The relentless physicality of the bigger Australians “shook” Ireland the other night.

“We ground out a win really. A big turning point was Sophie Spence and Ciara Griffin – ‘Junior’ – coming on. They really put some big hits, some big carries in. Made their presence felt. Ali Miller put herself about as well. Jenny Murphy had some big hits. But everyone put their body on the line.”

Tyrrell’s tackle on marauding Wallaroos hooker Cheyenne Campbell also proved crucial in the end.

We’ll know Ireland have clicked at this tournament if Tyrrell and Sene Naoupu are seen attacking in full flow. The nervy opening saw the backline dealing with far too much back-foot possession which perhaps contributed to some poor execution when the space did finally appear.

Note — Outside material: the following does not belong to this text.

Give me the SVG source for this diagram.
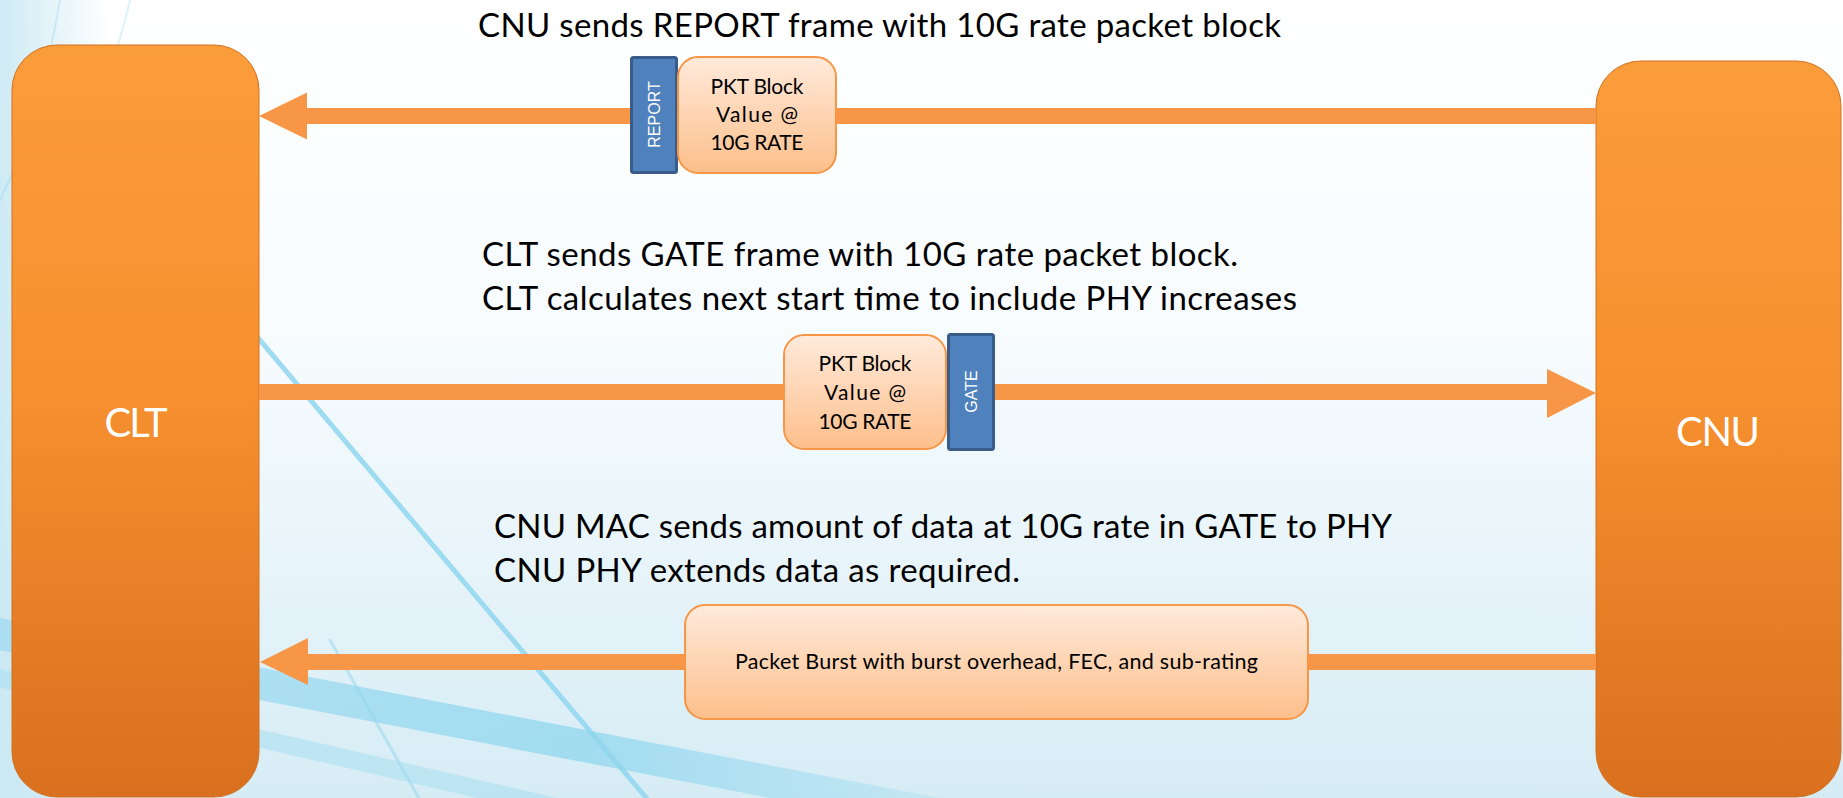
<svg xmlns="http://www.w3.org/2000/svg" width="1843" height="798" viewBox="0 0 1843 798">
  <defs>
    <linearGradient id="bgGrad" x1="0" y1="0" x2="0" y2="1">
      <stop offset="0" stop-color="#ffffff"/>
      <stop offset="0.45" stop-color="#f6fbfd"/>
      <stop offset="1" stop-color="#d6ecf5"/>
    </linearGradient>
    <linearGradient id="bgLeft" x1="0" y1="0" x2="1" y2="0">
      <stop offset="0" stop-color="#c9e8f3" stop-opacity="0.9"/>
      <stop offset="1" stop-color="#c9e8f3" stop-opacity="0"/>
    </linearGradient>
    <linearGradient id="nodeGrad" x1="0" y1="0" x2="0" y2="1">
      <stop offset="0" stop-color="#fb9c3b"/>
      <stop offset="0.45" stop-color="#f7902f"/>
      <stop offset="1" stop-color="#d8701f"/>
    </linearGradient>
    <linearGradient id="boxGrad" x1="0" y1="0" x2="0" y2="1">
      <stop offset="0" stop-color="#ffeadb"/>
      <stop offset="1" stop-color="#fdbf8b"/>
    </linearGradient>
    <linearGradient id="bandGrad" x1="0" y1="0" x2="1" y2="0">
      <stop offset="0" stop-color="#8fd6ee" stop-opacity="0.55"/>
      <stop offset="0.6" stop-color="#8fd6ee" stop-opacity="0.75"/>
      <stop offset="1" stop-color="#8fd6ee" stop-opacity="0.2"/>
    </linearGradient>
    <style>
      .txt { font-family: "Lato", "Liberation Sans", sans-serif; fill: #000000; }
      .main { font-size: 33px; }
      .small { font-size: 21px; text-anchor: middle; }
      .node { fill: url(#nodeGrad); stroke: #d27323; stroke-width: 1; }
      .nodelabel { font-family: "Lato", "Liberation Sans", sans-serif; font-size: 40px; fill: #ffffff; text-anchor: middle; }
      .arrow { fill: #f79646; }
      .pkt { fill: url(#boxGrad); stroke: #f79646; stroke-width: 2; }
      .frame { fill: #4f81bd; stroke: #385d8a; stroke-width: 3; }
      .framelabel { font-family: "Liberation Sans", Arial, sans-serif; font-size: 16px; fill: #ffffff; text-anchor: middle; }
      .streak { fill: none; stroke: #8fd6ee; stroke-linecap: round; }
    </style>
  </defs>

  <g id="background">
    <rect x="0" y="0" width="1843" height="798" fill="url(#bgGrad)"/>
    <rect x="0" y="0" width="110" height="798" fill="url(#bgLeft)"/>
    <path class="streak" d="M 60 0 Q 40 120 0 200" stroke-width="2" opacity="0.35"/>
    <path class="streak" d="M 130 0 Q 110 90 60 170" stroke-width="2" opacity="0.3"/>
    <line class="streak" x1="150" y1="210" x2="648" y2="800" stroke-width="5" opacity="0.85"/>
    <line class="streak" x1="330" y1="640" x2="420" y2="800" stroke-width="3" opacity="0.5"/>
    <line x1="-10" y1="632" x2="980" y2="822" stroke="url(#bandGrad)" stroke-width="32"/>
    <line x1="-10" y1="676" x2="560" y2="808" stroke="#9edcf0" stroke-width="18" opacity="0.45"/>
  </g>

  <g id="node-clt">
    <rect class="node" x="12" y="45" width="247" height="752" rx="45" ry="45"/>
    <text class="nodelabel" x="136" y="437" textLength="63">CLT</text>
  </g>

  <g id="node-cnu">
    <rect class="node" x="1596" y="61" width="245" height="736" rx="45" ry="45"/>
    <text class="nodelabel" x="1718" y="446" textLength="84">CNU</text>
  </g>

  <g id="connectors">
    <path class="arrow" d="M 259 116 L 307 92.5 L 307 108 L 1596 108 L 1596 124 L 307 124 L 307 139.5 Z"/>
    <path class="arrow" d="M 1596 393 L 1547 369 L 1547 384 L 259 384 L 259 400 L 1547 400 L 1547 418 Z"/>
    <path class="arrow" d="M 260 662 L 308 638 L 308 654 L 1596 654 L 1596 670 L 308 670 L 308 685 Z"/>
  </g>

  <g id="node-report">
    <rect class="frame" x="631.5" y="57.5" width="45" height="115" rx="2"/>
    <text class="framelabel" transform="translate(654 114.5) rotate(-90)" x="0" y="5.7">REPORT</text>
  </g>

  <g id="node-pkt1">
    <rect class="pkt" x="678" y="57" width="158" height="116" rx="20" ry="20"/>
    <text class="txt small" x="757" y="94" textLength="93">PKT Block</text>
    <text class="txt small" x="757" y="122" textLength="82">Value @</text>
    <text class="txt small" x="757" y="150" textLength="93">10G RATE</text>
  </g>

  <g id="node-pkt2">
    <rect class="pkt" x="784" y="335" width="162" height="114" rx="20" ry="20"/>
    <text class="txt small" x="865" y="371" textLength="93">PKT Block</text>
    <text class="txt small" x="865" y="400" textLength="82">Value @</text>
    <text class="txt small" x="865" y="429" textLength="93">10G RATE</text>
  </g>

  <g id="node-gate">
    <rect class="frame" x="948.5" y="334.5" width="45" height="115" rx="2"/>
    <text class="framelabel" transform="translate(971 391.5) rotate(-90)" x="0" y="5.7">GATE</text>
  </g>

  <g id="node-burst">
    <rect class="pkt" x="685" y="605" width="623" height="114" rx="20" ry="20"/>
    <text class="txt" x="996.5" y="669" font-size="21.5" text-anchor="middle" textLength="523">Packet Burst with burst overhead, FEC, and sub-rating</text>
  </g>

  <g id="labels">
    <text class="txt main" x="478" y="37" textLength="803">CNU sends REPORT frame with 10G rate packet block</text>
    <text class="txt main" x="482" y="266" textLength="756">CLT sends GATE frame with 10G rate packet block.</text>
    <text class="txt main" x="482" y="310" textLength="815">CLT calculates next start time to include PHY increases</text>
    <text class="txt main" x="494" y="538" textLength="898">CNU MAC sends amount of data at 10G rate in GATE to PHY</text>
    <text class="txt main" x="494" y="582" textLength="526">CNU PHY extends data as required.</text>
  </g>
</svg>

“I had a fair bit of ball – need to work on my passing as we could have scored a couple more tries. It wasn’t the best night for wingers but I don’t mind as we got the result.”

Winger’s mentality

Sunday against Japan, as France proved, is a game when every Irish player could do with bringing a winger’s mentality.

“We need more physicality at the ruck, get a little bit lower. Better communication about where we are going and we’ll be ready to rock against Japan. Nerves are gone now, we are well into the tournament now.”

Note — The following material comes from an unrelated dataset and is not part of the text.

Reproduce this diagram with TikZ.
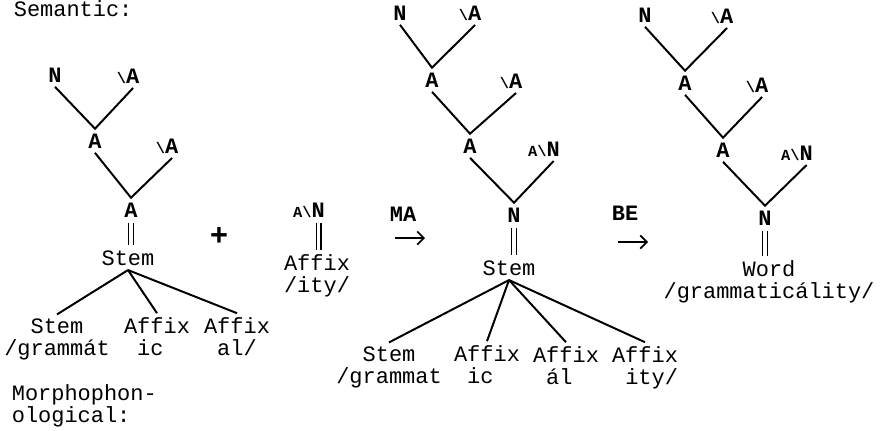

Ireland played Japan last month as part of their preparations.

“They’re good. They are very well-drilled, very low tacklers and they like to swarm the ruck. We have a couple of players and tactics that we think will work against them so we can’t wait.”

They are not fond of a tackle. On the flip side, here comes Mateitoga Bogidraumainadave. The giant Japanese backrow is a primary target for leg chopping.

“Their number eight is a big threat for them, a big ball carrier. They’ve some really fast wingers out the back and they love a kick over the top or a crossfield kick. They’re all good players with technical ability and they get about the park very well. Just very well organised.”

“A lot of their backs would be Sevens players so they would be very fit and not carrying a lot of extra weight. They wouldn’t be the biggest of units in the back line but they tend to use speed and footwork to get around rather than crash it up like Australia.”